::: Data excerpt :::

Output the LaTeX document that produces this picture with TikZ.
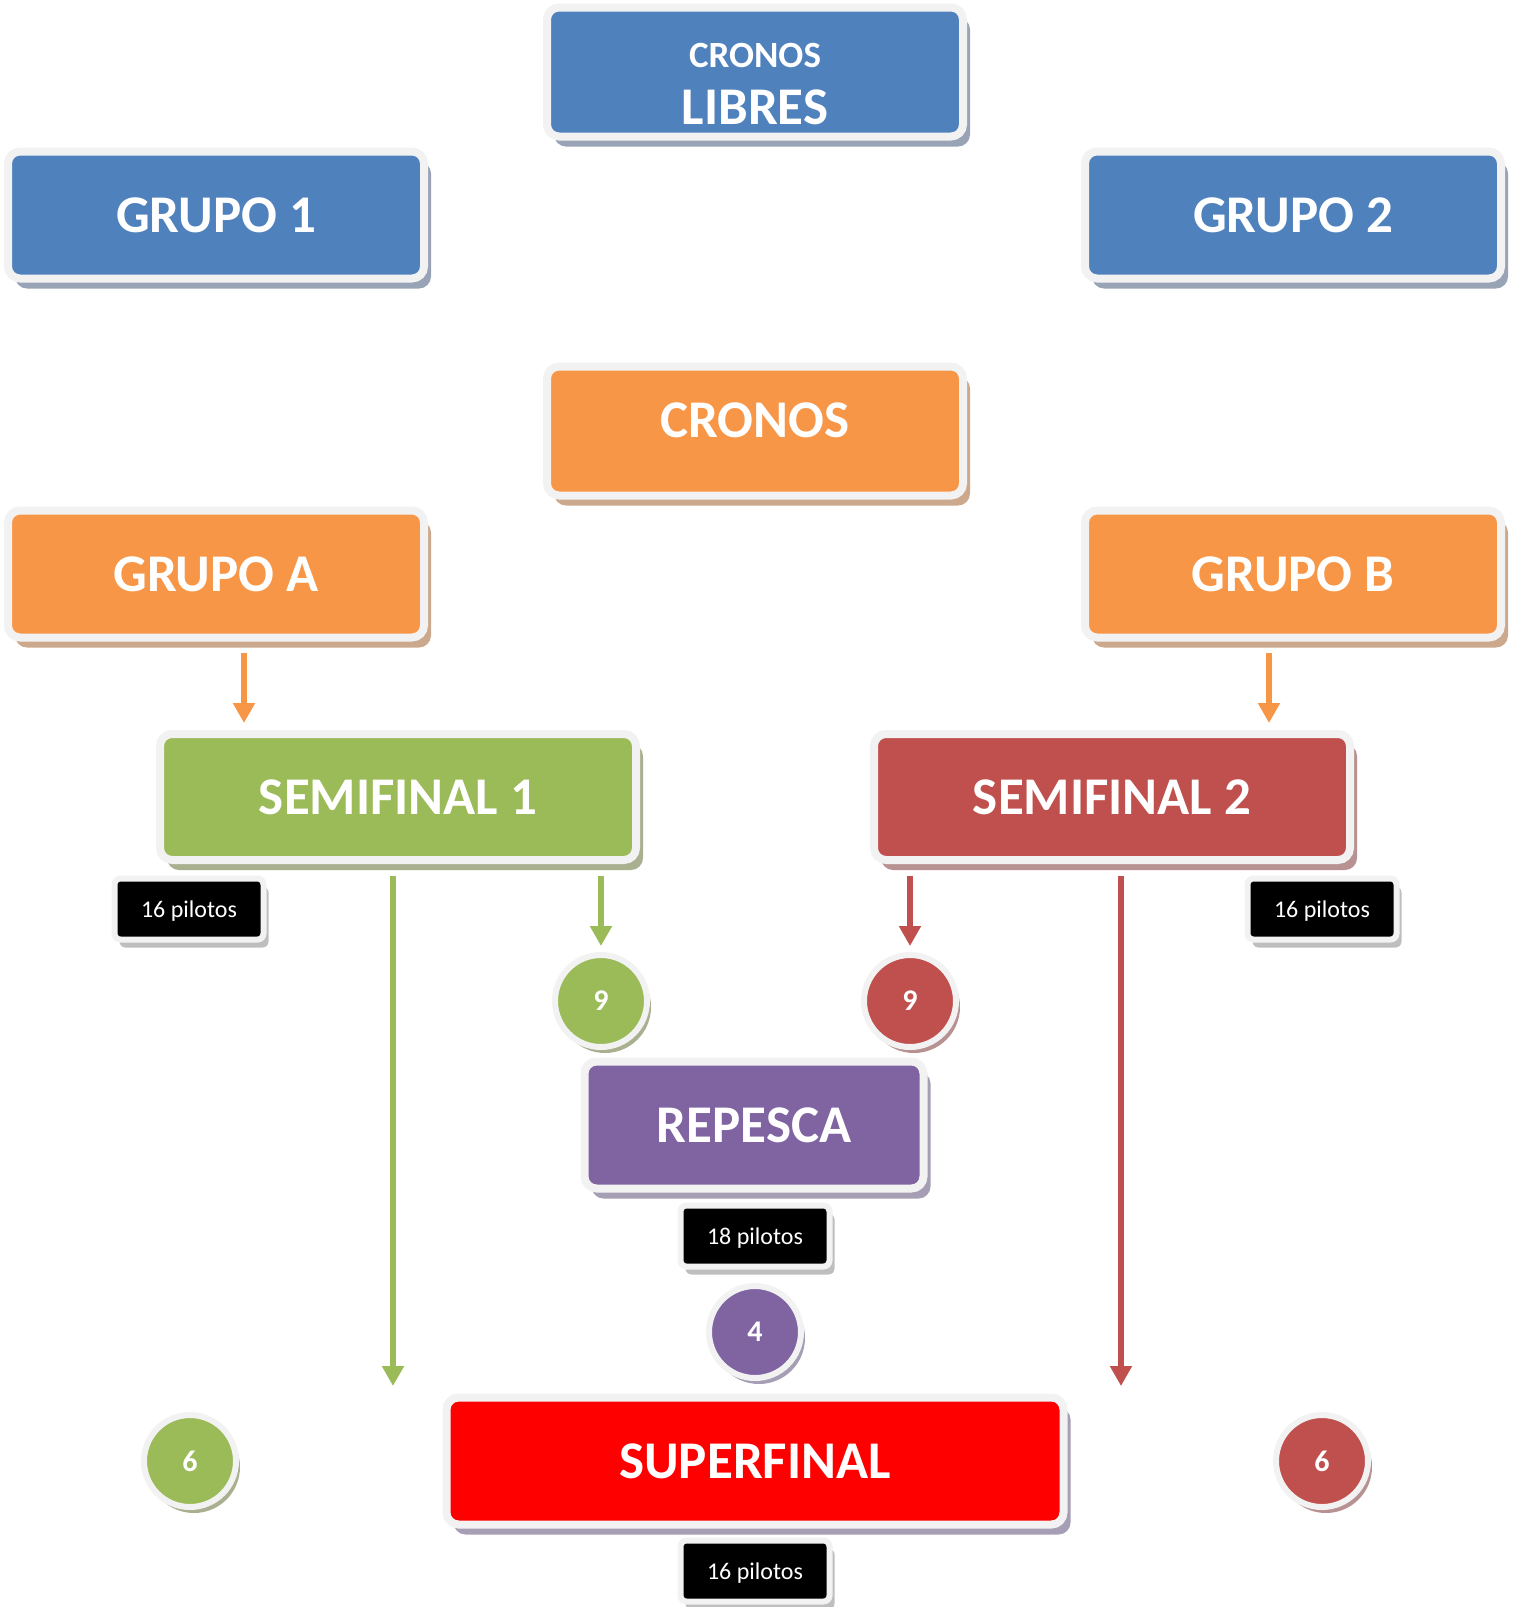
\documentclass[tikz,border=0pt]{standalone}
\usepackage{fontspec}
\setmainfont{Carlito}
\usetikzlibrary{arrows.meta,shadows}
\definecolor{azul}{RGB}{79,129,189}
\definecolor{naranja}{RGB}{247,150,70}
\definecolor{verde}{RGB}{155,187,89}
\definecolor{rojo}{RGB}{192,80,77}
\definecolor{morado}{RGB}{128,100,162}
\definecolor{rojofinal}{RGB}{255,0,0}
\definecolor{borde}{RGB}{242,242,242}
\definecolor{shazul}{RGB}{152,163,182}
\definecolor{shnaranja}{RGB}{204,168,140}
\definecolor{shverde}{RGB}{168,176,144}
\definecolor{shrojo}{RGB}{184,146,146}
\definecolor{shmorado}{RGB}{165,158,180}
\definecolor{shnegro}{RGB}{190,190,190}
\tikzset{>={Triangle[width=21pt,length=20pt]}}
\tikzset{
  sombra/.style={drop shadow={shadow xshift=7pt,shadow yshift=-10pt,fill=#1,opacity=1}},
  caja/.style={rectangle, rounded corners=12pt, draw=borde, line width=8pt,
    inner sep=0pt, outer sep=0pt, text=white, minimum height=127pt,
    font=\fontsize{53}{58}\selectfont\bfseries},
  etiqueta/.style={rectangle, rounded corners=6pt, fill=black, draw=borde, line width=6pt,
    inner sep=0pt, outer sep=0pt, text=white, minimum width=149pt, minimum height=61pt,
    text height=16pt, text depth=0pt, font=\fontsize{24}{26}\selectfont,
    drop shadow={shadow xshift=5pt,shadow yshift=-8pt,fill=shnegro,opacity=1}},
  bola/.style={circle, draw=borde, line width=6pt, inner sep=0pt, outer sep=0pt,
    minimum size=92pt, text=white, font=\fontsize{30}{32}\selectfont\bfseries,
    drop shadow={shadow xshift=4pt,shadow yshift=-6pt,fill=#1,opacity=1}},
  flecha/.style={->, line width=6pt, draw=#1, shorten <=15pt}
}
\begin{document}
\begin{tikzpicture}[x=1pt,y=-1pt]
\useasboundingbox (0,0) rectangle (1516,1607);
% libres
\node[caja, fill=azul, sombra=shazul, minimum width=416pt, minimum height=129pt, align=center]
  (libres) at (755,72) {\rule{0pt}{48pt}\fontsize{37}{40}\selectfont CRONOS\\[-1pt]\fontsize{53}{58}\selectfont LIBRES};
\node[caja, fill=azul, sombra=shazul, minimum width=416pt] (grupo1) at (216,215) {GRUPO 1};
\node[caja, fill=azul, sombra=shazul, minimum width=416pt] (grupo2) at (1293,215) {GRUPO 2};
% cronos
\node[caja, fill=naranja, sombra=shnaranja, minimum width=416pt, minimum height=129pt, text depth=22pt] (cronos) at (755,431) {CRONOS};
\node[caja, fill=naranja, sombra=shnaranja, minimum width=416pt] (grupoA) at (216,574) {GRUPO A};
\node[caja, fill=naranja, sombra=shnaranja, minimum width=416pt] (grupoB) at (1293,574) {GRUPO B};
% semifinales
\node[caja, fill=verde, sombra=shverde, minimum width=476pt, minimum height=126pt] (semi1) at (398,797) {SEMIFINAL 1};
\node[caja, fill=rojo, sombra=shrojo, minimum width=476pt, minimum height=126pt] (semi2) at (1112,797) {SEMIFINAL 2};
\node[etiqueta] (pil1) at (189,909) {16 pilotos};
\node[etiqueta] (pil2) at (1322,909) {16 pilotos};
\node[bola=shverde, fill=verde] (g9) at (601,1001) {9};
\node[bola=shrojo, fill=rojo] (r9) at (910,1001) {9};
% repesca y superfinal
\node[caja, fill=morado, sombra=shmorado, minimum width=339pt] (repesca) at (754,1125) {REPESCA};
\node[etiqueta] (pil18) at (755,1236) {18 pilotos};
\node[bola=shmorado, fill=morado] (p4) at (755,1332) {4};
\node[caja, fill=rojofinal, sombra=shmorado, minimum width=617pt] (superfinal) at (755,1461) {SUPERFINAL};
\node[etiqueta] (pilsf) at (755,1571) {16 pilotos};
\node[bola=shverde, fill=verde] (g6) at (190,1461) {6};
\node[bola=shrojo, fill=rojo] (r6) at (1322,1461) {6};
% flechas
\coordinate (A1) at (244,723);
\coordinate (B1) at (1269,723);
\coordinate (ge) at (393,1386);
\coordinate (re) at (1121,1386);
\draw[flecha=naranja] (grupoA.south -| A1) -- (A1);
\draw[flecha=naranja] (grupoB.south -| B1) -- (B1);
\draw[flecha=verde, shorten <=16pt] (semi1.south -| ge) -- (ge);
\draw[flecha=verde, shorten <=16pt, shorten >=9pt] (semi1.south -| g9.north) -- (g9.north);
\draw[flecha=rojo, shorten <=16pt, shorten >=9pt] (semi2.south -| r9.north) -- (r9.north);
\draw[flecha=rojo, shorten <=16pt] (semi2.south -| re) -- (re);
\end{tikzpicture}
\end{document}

:::

- _Task details_
Make an exact copy of the listing above. Do not include the pictures.

- _Reply to the task_
Output the LaTeX document that produces this picture with TikZ.
\documentclass[tikz,border=0pt]{standalone}
\usepackage{fontspec}
\setmainfont{Carlito}
\usetikzlibrary{arrows.meta,shadows}
\definecolor{azul}{RGB}{79,129,189}
\definecolor{naranja}{RGB}{247,150,70}
\definecolor{verde}{RGB}{155,187,89}
\definecolor{rojo}{RGB}{192,80,77}
\definecolor{morado}{RGB}{128,100,162}
\definecolor{rojofinal}{RGB}{255,0,0}
\definecolor{borde}{RGB}{242,242,242}
\definecolor{shazul}{RGB}{152,163,182}
\definecolor{shnaranja}{RGB}{204,168,140}
\definecolor{shverde}{RGB}{168,176,144}
\definecolor{shrojo}{RGB}{184,146,146}
\definecolor{shmorado}{RGB}{165,158,180}
\definecolor{shnegro}{RGB}{190,190,190}
\tikzset{>={Triangle[width=21pt,length=20pt]}}
\tikzset{
  sombra/.style={drop shadow={shadow xshift=7pt,shadow yshift=-10pt,fill=#1,opacity=1}},
  caja/.style={rectangle, rounded corners=12pt, draw=borde, line width=8pt,
    inner sep=0pt, outer sep=0pt, text=white, minimum height=127pt,
    font=\fontsize{53}{58}\selectfont\bfseries},
  etiqueta/.style={rectangle, rounded corners=6pt, fill=black, draw=borde, line width=6pt,
    inner sep=0pt, outer sep=0pt, text=white, minimum width=149pt, minimum height=61pt,
    text height=16pt, text depth=0pt, font=\fontsize{24}{26}\selectfont,
    drop shadow={shadow xshift=5pt,shadow yshift=-8pt,fill=shnegro,opacity=1}},
  bola/.style={circle, draw=borde, line width=6pt, inner sep=0pt, outer sep=0pt,
    minimum size=92pt, text=white, font=\fontsize{30}{32}\selectfont\bfseries,
    drop shadow={shadow xshift=4pt,shadow yshift=-6pt,fill=#1,opacity=1}},
  flecha/.style={->, line width=6pt, draw=#1, shorten <=15pt}
}
\begin{document}
\begin{tikzpicture}[x=1pt,y=-1pt]
\useasboundingbox (0,0) rectangle (1516,1607);
% libres
\node[caja, fill=azul, sombra=shazul, minimum width=416pt, minimum height=129pt, align=center]
  (libres) at (755,72) {\rule{0pt}{48pt}\fontsize{37}{40}\selectfont CRONOS\\[-1pt]\fontsize{53}{58}\selectfont LIBRES};
\node[caja, fill=azul, sombra=shazul, minimum width=416pt] (grupo1) at (216,215) {GRUPO 1};
\node[caja, fill=azul, sombra=shazul, minimum width=416pt] (grupo2) at (1293,215) {GRUPO 2};
% cronos
\node[caja, fill=naranja, sombra=shnaranja, minimum width=416pt, minimum height=129pt, text depth=22pt] (cronos) at (755,431) {CRONOS};
\node[caja, fill=naranja, sombra=shnaranja, minimum width=416pt] (grupoA) at (216,574) {GRUPO A};
\node[caja, fill=naranja, sombra=shnaranja, minimum width=416pt] (grupoB) at (1293,574) {GRUPO B};
% semifinales
\node[caja, fill=verde, sombra=shverde, minimum width=476pt, minimum height=126pt] (semi1) at (398,797) {SEMIFINAL 1};
\node[caja, fill=rojo, sombra=shrojo, minimum width=476pt, minimum height=126pt] (semi2) at (1112,797) {SEMIFINAL 2};
\node[etiqueta] (pil1) at (189,909) {16 pilotos};
\node[etiqueta] (pil2) at (1322,909) {16 pilotos};
\node[bola=shverde, fill=verde] (g9) at (601,1001) {9};
\node[bola=shrojo, fill=rojo] (r9) at (910,1001) {9};
% repesca y superfinal
\node[caja, fill=morado, sombra=shmorado, minimum width=339pt] (repesca) at (754,1125) {REPESCA};
\node[etiqueta] (pil18) at (755,1236) {18 pilotos};
\node[bola=shmorado, fill=morado] (p4) at (755,1332) {4};
\node[caja, fill=rojofinal, sombra=shmorado, minimum width=617pt] (superfinal) at (755,1461) {SUPERFINAL};
\node[etiqueta] (pilsf) at (755,1571) {16 pilotos};
\node[bola=shverde, fill=verde] (g6) at (190,1461) {6};
\node[bola=shrojo, fill=rojo] (r6) at (1322,1461) {6};
% flechas
\coordinate (A1) at (244,723);
\coordinate (B1) at (1269,723);
\coordinate (ge) at (393,1386);
\coordinate (re) at (1121,1386);
\draw[flecha=naranja] (grupoA.south -| A1) -- (A1);
\draw[flecha=naranja] (grupoB.south -| B1) -- (B1);
\draw[flecha=verde, shorten <=16pt] (semi1.south -| ge) -- (ge);
\draw[flecha=verde, shorten <=16pt, shorten >=9pt] (semi1.south -| g9.north) -- (g9.north);
\draw[flecha=rojo, shorten <=16pt, shorten >=9pt] (semi2.south -| r9.north) -- (r9.north);
\draw[flecha=rojo, shorten <=16pt] (semi2.south -| re) -- (re);
\end{tikzpicture}
\end{document}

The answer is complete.